5. Why Is The Ship's Autopilot Trying To Prevent Itself From Completing Its Own Mission? - WALL-E (2008)

The Plot Twist: In
WALL-E, a robot named WALL-E - who is the last working robot/thing on a planet Earth that has been abandoned in favour of the human race living on a big spaceship somewhere - falls in love with another robot named EVE, who is sent down from that big spaceship to scout for signs of life. She finds a plant, pockets it, and takes it back up to space to be evaluated.
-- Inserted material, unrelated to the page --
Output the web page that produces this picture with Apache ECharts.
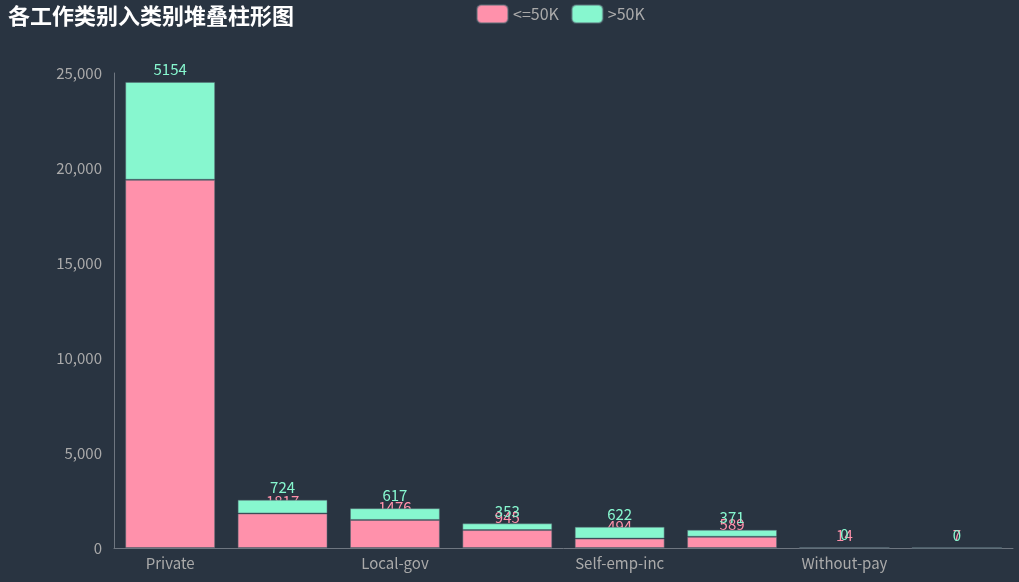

The twist, is, however, that the ship's HAL-9000-like autopilot has been secretly programmed to prevent the human race from
ever returning to Earth.
But, Uh... Which begs the highly important question: why is the autopilot sending robots down to Earth in the first place, if its entire purpose and ultimate mission hinges on the fact that living matter not be discovered? As soon as a plant is put in the spaceship's central chamber, after all, it automatically puts the spaceship back on course for Earth. If you're going to argue that the autopilot is a robot with coded instructions that can't be changed or anything, consider that this thing also decides to inform the human Captain about the plant in another scene, despite the fact that it's visibly obeying its main objective at the time, which is
not to tell the Captain - the one person who is capable of stopping the autopilot's directive - about the plant. Oops.